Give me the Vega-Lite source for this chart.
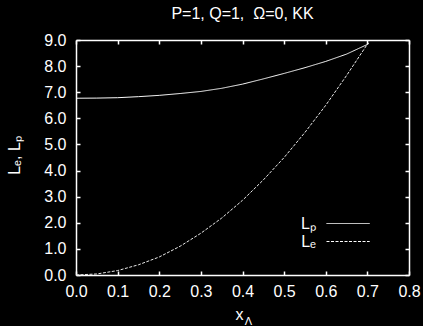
{
  "$schema": "https://vega.github.io/schema/vega-lite/v6.json",
  "width": 333,
  "height": 235,
  "autosize": {"type": "none"},
  "padding": {"left": 76, "top": 40, "right": 14, "bottom": 51},
  "background": "black",
  "title": {"text": "P=1, Q=1, \u00a0Ω=0, KK", "color": "white", "font": "Liberation Sans", "fontSize": 16, "fontWeight": "normal", "anchor": "middle", "offset": -3, "baseline": "alphabetic"},
  "config": {
    "view": {"stroke": null},
    "axis": {"domainColor": "white", "domainWidth": 1.5, "tickColor": "white", "tickWidth": 1.5, "tickSize": -4, "labelColor": "white", "labelFont": "Liberation Sans", "labelFontSize": 16, "titleColor": "white", "titleFont": "Liberation Sans", "titleFontSize": 16, "titleFontWeight": "normal", "grid": false, "labelFlush": false, "labelOverlap": false},
    "legend": {"orient": "none", "legendX": 263.6, "legendY": 175, "labelAlign": "right", "labelOffset": -40.6, "symbolType": "M-2.7,0H2.7", "symbolSize": 256, "symbolStrokeWidth": 1, "symbolStrokeColor": "white", "symbolFillColor": "transparent", "labelColor": "white", "labelFont": "Liberation Sans", "labelFontSize": 16, "rowPadding": 1, "padding": 0}
  },
  "datasets": {
    "lp": [
      {"x": 0, "L": 6.77, "series": "Lₚ"}, {"x": 0.05, "L": 6.775, "series": "Lₚ"}, {"x": 0.1, "L": 6.79, "series": "Lₚ"}, {"x": 0.15, "L": 6.83, "series": "Lₚ"}, {"x": 0.2, "L": 6.88, "series": "Lₚ"}, {"x": 0.25, "L": 6.95, "series": "Lₚ"}, {"x": 0.3, "L": 7.03, "series": "Lₚ"}, {"x": 0.35, "L": 7.15, "series": "Lₚ"}, {"x": 0.4, "L": 7.31, "series": "Lₚ"}, {"x": 0.45, "L": 7.51, "series": "Lₚ"}, {"x": 0.5, "L": 7.72, "series": "Lₚ"}, {"x": 0.55, "L": 7.94, "series": "Lₚ"}, {"x": 0.6, "L": 8.18, "series": "Lₚ"}, {"x": 0.65, "L": 8.46, "series": "Lₚ"}, {"x": 0.7, "L": 8.83, "series": "Lₚ"}, {"x": 0.703, "L": 8.88, "series": "Lₚ"}
    ],
    "le": [
      {"x": 0, "L": 0, "series": "Lₑ"}, {"x": 0.05, "L": 0.04, "series": "Lₑ"}, {"x": 0.1, "L": 0.17, "series": "Lₑ"}, {"x": 0.15, "L": 0.39, "series": "Lₑ"}, {"x": 0.2, "L": 0.69, "series": "Lₑ"}, {"x": 0.25, "L": 1.1, "series": "Lₑ"}, {"x": 0.3, "L": 1.6, "series": "Lₑ"}, {"x": 0.35, "L": 2.18, "series": "Lₑ"}, {"x": 0.4, "L": 2.86, "series": "Lₑ"}, {"x": 0.45, "L": 3.64, "series": "Lₑ"}, {"x": 0.5, "L": 4.5, "series": "Lₑ"}, {"x": 0.55, "L": 5.46, "series": "Lₑ"}, {"x": 0.6, "L": 6.5, "series": "Lₑ"}, {"x": 0.65, "L": 7.64, "series": "Lₑ"}, {"x": 0.7, "L": 8.84, "series": "Lₑ"}, {"x": 0.703, "L": 8.88, "series": "Lₑ"}
    ]
  },
  "layer": [
    {
      "data": {"name": "lp"},
      "mark": {"type": "line", "stroke": "white", "strokeWidth": 1},
      "encoding": {
        "x": {"field": "x", "type": "quantitative", "scale": {"domain": [0, 0.8], "nice": false, "zero": false}, "axis": {"orient": "bottom", "values": [0, 0.1, 0.2, 0.3, 0.4, 0.5, 0.6, 0.7, 0.8], "format": ".1f", "labelPadding": 12, "title": "x", "titleX": 163, "titleY": 44, "titleBaseline": "alphabetic", "titleAlign": "center"}},
        "y": {"field": "L", "type": "quantitative", "scale": {"domain": [0, 9], "nice": false, "zero": false}, "axis": {"orient": "left", "values": [0, 1, 2, 3, 4, 5, 6, 7, 8, 9], "format": ".1f", "labelPadding": 14, "title": "Lₑ, Lₚ", "titleX": -57, "titleY": 115, "titleAngle": -90, "titleBaseline": "alphabetic", "titleAlign": "center"}},
        "strokeDash": {"field": "series", "type": "nominal", "scale": {"domain": ["Lₚ", "Lₑ"], "range": [[1, 0], [3, 1.5]]}, "legend": {"title": null}}
      }
    },
    {
      "data": {"name": "le"},
      "mark": {"type": "line", "stroke": "#e8e8e8", "strokeWidth": 1},
      "encoding": {
        "x": {"field": "x", "type": "quantitative", "scale": {"domain": [0, 0.8], "nice": false, "zero": false}, "axis": {"orient": "top", "values": [0, 0.1, 0.2, 0.3, 0.4, 0.5, 0.6, 0.7, 0.8], "labels": false, "title": "Λ", "titleFontSize": 11, "titleX": 172, "titleY": 284, "titleBaseline": "alphabetic", "titleAlign": "center"}},
        "y": {"field": "L", "type": "quantitative", "scale": {"domain": [0, 9], "nice": false, "zero": false}, "axis": {"orient": "right", "values": [0, 1, 2, 3, 4, 5, 6, 7, 8, 9], "labels": false, "title": null}},
        "strokeDash": {"field": "series", "type": "nominal", "scale": {"domain": ["Lₚ", "Lₑ"], "range": [[1, 0], [3, 1.5]]}, "legend": {"title": null}}
      }
    }
  ],
  "resolve": {"axis": {"x": "independent", "y": "independent"}}
}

********

- [Your objective]:
Go through the listing above and quote it exactly, apart from its images.

- [Written reply]:
Give me the Vega-Lite source for this chart.
{
  "$schema": "https://vega.github.io/schema/vega-lite/v6.json",
  "width": 333,
  "height": 235,
  "autosize": {"type": "none"},
  "padding": {"left": 76, "top": 40, "right": 14, "bottom": 51},
  "background": "black",
  "title": {"text": "P=1, Q=1, \u00a0Ω=0, KK", "color": "white", "font": "Liberation Sans", "fontSize": 16, "fontWeight": "normal", "anchor": "middle", "offset": -3, "baseline": "alphabetic"},
  "config": {
    "view": {"stroke": null},
    "axis": {"domainColor": "white", "domainWidth": 1.5, "tickColor": "white", "tickWidth": 1.5, "tickSize": -4, "labelColor": "white", "labelFont": "Liberation Sans", "labelFontSize": 16, "titleColor": "white", "titleFont": "Liberation Sans", "titleFontSize": 16, "titleFontWeight": "normal", "grid": false, "labelFlush": false, "labelOverlap": false},
    "legend": {"orient": "none", "legendX": 263.6, "legendY": 175, "labelAlign": "right", "labelOffset": -40.6, "symbolType": "M-2.7,0H2.7", "symbolSize": 256, "symbolStrokeWidth": 1, "symbolStrokeColor": "white", "symbolFillColor": "transparent", "labelColor": "white", "labelFont": "Liberation Sans", "labelFontSize": 16, "rowPadding": 1, "padding": 0}
  },
  "datasets": {
    "lp": [
      {"x": 0, "L": 6.77, "series": "Lₚ"}, {"x": 0.05, "L": 6.775, "series": "Lₚ"}, {"x": 0.1, "L": 6.79, "series": "Lₚ"}, {"x": 0.15, "L": 6.83, "series": "Lₚ"}, {"x": 0.2, "L": 6.88, "series": "Lₚ"}, {"x": 0.25, "L": 6.95, "series": "Lₚ"}, {"x": 0.3, "L": 7.03, "series": "Lₚ"}, {"x": 0.35, "L": 7.15, "series": "Lₚ"}, {"x": 0.4, "L": 7.31, "series": "Lₚ"}, {"x": 0.45, "L": 7.51, "series": "Lₚ"}, {"x": 0.5, "L": 7.72, "series": "Lₚ"}, {"x": 0.55, "L": 7.94, "series": "Lₚ"}, {"x": 0.6, "L": 8.18, "series": "Lₚ"}, {"x": 0.65, "L": 8.46, "series": "Lₚ"}, {"x": 0.7, "L": 8.83, "series": "Lₚ"}, {"x": 0.703, "L": 8.88, "series": "Lₚ"}
    ],
    "le": [
      {"x": 0, "L": 0, "series": "Lₑ"}, {"x": 0.05, "L": 0.04, "series": "Lₑ"}, {"x": 0.1, "L": 0.17, "series": "Lₑ"}, {"x": 0.15, "L": 0.39, "series": "Lₑ"}, {"x": 0.2, "L": 0.69, "series": "Lₑ"}, {"x": 0.25, "L": 1.1, "series": "Lₑ"}, {"x": 0.3, "L": 1.6, "series": "Lₑ"}, {"x": 0.35, "L": 2.18, "series": "Lₑ"}, {"x": 0.4, "L": 2.86, "series": "Lₑ"}, {"x": 0.45, "L": 3.64, "series": "Lₑ"}, {"x": 0.5, "L": 4.5, "series": "Lₑ"}, {"x": 0.55, "L": 5.46, "series": "Lₑ"}, {"x": 0.6, "L": 6.5, "series": "Lₑ"}, {"x": 0.65, "L": 7.64, "series": "Lₑ"}, {"x": 0.7, "L": 8.84, "series": "Lₑ"}, {"x": 0.703, "L": 8.88, "series": "Lₑ"}
    ]
  },
  "layer": [
    {
      "data": {"name": "lp"},
      "mark": {"type": "line", "stroke": "white", "strokeWidth": 1},
      "encoding": {
        "x": {"field": "x", "type": "quantitative", "scale": {"domain": [0, 0.8], "nice": false, "zero": false}, "axis": {"orient": "bottom", "values": [0, 0.1, 0.2, 0.3, 0.4, 0.5, 0.6, 0.7, 0.8], "format": ".1f", "labelPadding": 12, "title": "x", "titleX": 163, "titleY": 44, "titleBaseline": "alphabetic", "titleAlign": "center"}},
        "y": {"field": "L", "type": "quantitative", "scale": {"domain": [0, 9], "nice": false, "zero": false}, "axis": {"orient": "left", "values": [0, 1, 2, 3, 4, 5, 6, 7, 8, 9], "format": ".1f", "labelPadding": 14, "title": "Lₑ, Lₚ", "titleX": -57, "titleY": 115, "titleAngle": -90, "titleBaseline": "alphabetic", "titleAlign": "center"}},
        "strokeDash": {"field": "series", "type": "nominal", "scale": {"domain": ["Lₚ", "Lₑ"], "range": [[1, 0], [3, 1.5]]}, "legend": {"title": null}}
      }
    },
    {
      "data": {"name": "le"},
      "mark": {"type": "line", "stroke": "#e8e8e8", "strokeWidth": 1},
      "encoding": {
        "x": {"field": "x", "type": "quantitative", "scale": {"domain": [0, 0.8], "nice": false, "zero": false}, "axis": {"orient": "top", "values": [0, 0.1, 0.2, 0.3, 0.4, 0.5, 0.6, 0.7, 0.8], "labels": false, "title": "Λ", "titleFontSize": 11, "titleX": 172, "titleY": 284, "titleBaseline": "alphabetic", "titleAlign": "center"}},
        "y": {"field": "L", "type": "quantitative", "scale": {"domain": [0, 9], "nice": false, "zero": false}, "axis": {"orient": "right", "values": [0, 1, 2, 3, 4, 5, 6, 7, 8, 9], "labels": false, "title": null}},
        "strokeDash": {"field": "series", "type": "nominal", "scale": {"domain": ["Lₚ", "Lₑ"], "range": [[1, 0], [3, 1.5]]}, "legend": {"title": null}}
      }
    }
  ],
  "resolve": {"axis": {"x": "independent", "y": "independent"}}
}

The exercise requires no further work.